**Your objective**
Write out the entries below once more, exactly.
━━━━━━
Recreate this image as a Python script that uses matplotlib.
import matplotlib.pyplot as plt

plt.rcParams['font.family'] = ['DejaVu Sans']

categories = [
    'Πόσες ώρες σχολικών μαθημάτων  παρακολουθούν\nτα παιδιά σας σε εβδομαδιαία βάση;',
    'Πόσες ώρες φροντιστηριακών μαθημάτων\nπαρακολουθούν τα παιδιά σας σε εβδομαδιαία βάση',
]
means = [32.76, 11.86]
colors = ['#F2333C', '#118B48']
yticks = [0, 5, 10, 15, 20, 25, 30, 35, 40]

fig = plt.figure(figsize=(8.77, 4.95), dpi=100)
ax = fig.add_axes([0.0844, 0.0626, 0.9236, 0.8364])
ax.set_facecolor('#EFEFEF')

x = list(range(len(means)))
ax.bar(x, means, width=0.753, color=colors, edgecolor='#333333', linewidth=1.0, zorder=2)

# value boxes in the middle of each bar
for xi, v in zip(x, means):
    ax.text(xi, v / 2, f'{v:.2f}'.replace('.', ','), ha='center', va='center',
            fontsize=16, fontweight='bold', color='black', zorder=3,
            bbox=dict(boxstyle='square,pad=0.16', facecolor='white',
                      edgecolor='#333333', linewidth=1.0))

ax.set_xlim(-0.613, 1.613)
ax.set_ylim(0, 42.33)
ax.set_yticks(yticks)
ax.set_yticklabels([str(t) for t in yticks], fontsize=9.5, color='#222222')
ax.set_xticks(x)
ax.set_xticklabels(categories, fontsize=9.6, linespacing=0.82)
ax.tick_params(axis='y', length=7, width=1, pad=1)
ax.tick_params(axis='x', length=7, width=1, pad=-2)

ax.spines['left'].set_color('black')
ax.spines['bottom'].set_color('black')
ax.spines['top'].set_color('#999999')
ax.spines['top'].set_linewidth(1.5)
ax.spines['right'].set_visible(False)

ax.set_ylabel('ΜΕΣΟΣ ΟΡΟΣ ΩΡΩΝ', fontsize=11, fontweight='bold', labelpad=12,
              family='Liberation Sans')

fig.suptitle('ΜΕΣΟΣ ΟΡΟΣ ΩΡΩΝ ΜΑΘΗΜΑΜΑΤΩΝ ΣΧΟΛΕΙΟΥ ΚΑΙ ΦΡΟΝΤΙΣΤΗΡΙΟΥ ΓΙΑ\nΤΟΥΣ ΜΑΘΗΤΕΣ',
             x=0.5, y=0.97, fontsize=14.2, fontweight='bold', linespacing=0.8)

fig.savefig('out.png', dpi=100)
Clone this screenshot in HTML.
━━━━━━
**Written response**
Recreate this image as a Python script that uses matplotlib.
import matplotlib.pyplot as plt

plt.rcParams['font.family'] = ['DejaVu Sans']

categories = [
    'Πόσες ώρες σχολικών μαθημάτων  παρακολουθούν\nτα παιδιά σας σε εβδομαδιαία βάση;',
    'Πόσες ώρες φροντιστηριακών μαθημάτων\nπαρακολουθούν τα παιδιά σας σε εβδομαδιαία βάση',
]
means = [32.76, 11.86]
colors = ['#F2333C', '#118B48']
yticks = [0, 5, 10, 15, 20, 25, 30, 35, 40]

fig = plt.figure(figsize=(8.77, 4.95), dpi=100)
ax = fig.add_axes([0.0844, 0.0626, 0.9236, 0.8364])
ax.set_facecolor('#EFEFEF')

x = list(range(len(means)))
ax.bar(x, means, width=0.753, color=colors, edgecolor='#333333', linewidth=1.0, zorder=2)

# value boxes in the middle of each bar
for xi, v in zip(x, means):
    ax.text(xi, v / 2, f'{v:.2f}'.replace('.', ','), ha='center', va='center',
            fontsize=16, fontweight='bold', color='black', zorder=3,
            bbox=dict(boxstyle='square,pad=0.16', facecolor='white',
                      edgecolor='#333333', linewidth=1.0))

ax.set_xlim(-0.613, 1.613)
ax.set_ylim(0, 42.33)
ax.set_yticks(yticks)
ax.set_yticklabels([str(t) for t in yticks], fontsize=9.5, color='#222222')
ax.set_xticks(x)
ax.set_xticklabels(categories, fontsize=9.6, linespacing=0.82)
ax.tick_params(axis='y', length=7, width=1, pad=1)
ax.tick_params(axis='x', length=7, width=1, pad=-2)

ax.spines['left'].set_color('black')
ax.spines['bottom'].set_color('black')
ax.spines['top'].set_color('#999999')
ax.spines['top'].set_linewidth(1.5)
ax.spines['right'].set_visible(False)

ax.set_ylabel('ΜΕΣΟΣ ΟΡΟΣ ΩΡΩΝ', fontsize=11, fontweight='bold', labelpad=12,
              family='Liberation Sans')

fig.suptitle('ΜΕΣΟΣ ΟΡΟΣ ΩΡΩΝ ΜΑΘΗΜΑΜΑΤΩΝ ΣΧΟΛΕΙΟΥ ΚΑΙ ΦΡΟΝΤΙΣΤΗΡΙΟΥ ΓΙΑ\nΤΟΥΣ ΜΑΘΗΤΕΣ',
             x=0.5, y=0.97, fontsize=14.2, fontweight='bold', linespacing=0.8)

fig.savefig('out.png', dpi=100)
Clone this screenshot in HTML.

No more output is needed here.